Detection of Localization Failures Using Markov Random Fields With Fully Connected Latent Variables for Safe LiDAR-Based Automated Driving

Most of the recent automated driving systems assume the accurate functioning of localization. Unanticipated errors cause localization failures and result in failures in automated driving. An exact localization failure detection is necessary to ensure safety in automated driving; however, detection of the localization failures is challenging because sensor measurement is assumed to be independent of each other in the localization process. Owing to the assumption, the entire relation of the sensor measurement is ignored. Consequently, it is difficult to recognize the misalignment between the sensor measurement and the map when partial sensor measurement overlaps with the map. This paper proposes a method for the detection of localization failures using Markov random fields with fully connected latent variables. The full connection enables to take the entire relation into account and contributes to the exact misalignment recognition. Additionally, this paper presents localization failure probability calculation and efficient distance field representation methods.

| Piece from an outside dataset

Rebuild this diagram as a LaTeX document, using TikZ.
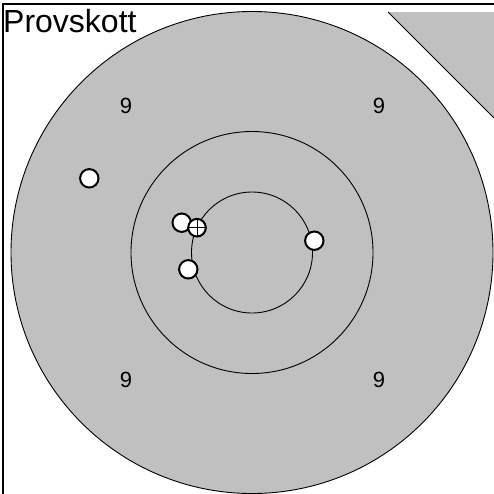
\documentclass[tikz,border=0pt]{standalone}
\usepackage{fontspec}
\setmainfont{Liberation Sans}
\definecolor{tgray}{RGB}{192,192,192}
\begin{document}
\begin{tikzpicture}[x=1pt,y=-1pt,
  ring/.style={draw=black,line width=0.9pt},
  shot/.style={draw=black,fill=white,line width=2pt},
  score/.style={font=\fontsize{22}{22}\selectfont,inner sep=0pt}]
\useasboundingbox (0,0) rectangle (494,493);
\clip (0,0) rectangle (494,493);
\fill[white] (0,0) rectangle (494,493);
\draw[line width=1.5pt] (3,4) rectangle (520,520);
% corner triangle
\fill[tgray] (388,12) -- (520,12) -- (520,144) -- cycle;
\draw[line width=0.8pt] (388,12) -- (520,144);
% target
\coordinate (c) at (252,252.5);
\fill[tgray] (c) circle (241);
\draw[ring] (c) circle (241);
\draw[ring] (c) circle (121);
\draw[ring] (c) circle (60.5);
\node[score] (n1) at (126,105.5) {9};
\node[score] (n2) at (379,105.5) {9};
\node[score] (n3) at (126,380) {9};
\node[score] (n4) at (379,380) {9};
\node[anchor=north west,inner sep=0pt,font=\fontsize{32}{32}\selectfont] (title) at (3,9) {Provskott};
% shots
\draw[shot] (89.3,178.3) circle (9.2);
\draw[shot] (181.7,222.7) circle (9.2);
\draw[shot] (188.3,269.3) circle (9.2);
\draw[shot] (314.3,240.7) circle (9.2);
\draw[shot] (197,227.7) circle (8.8);
\draw[line width=1pt] (187.5,227.7) -- (206.5,227.7);
\draw[line width=1pt] (197,218.2) -- (197,237.2);
\end{tikzpicture}
\end{document}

We evaluate the proposed method using two types of datasets. The first dataset is the SemanticKITTI dataset, whereby four methods are compared with the proposed method. The comparison results reveal that the proposed method achieves the most accurate failure detection. The second dataset is created based on log data acquired from the demonstrations that we conducted in Japanese public roads. The dataset includes several localization failure scenes. We apply the failure detection methods to the dataset and confirm that the proposed method achieves exact and immediate failure detection.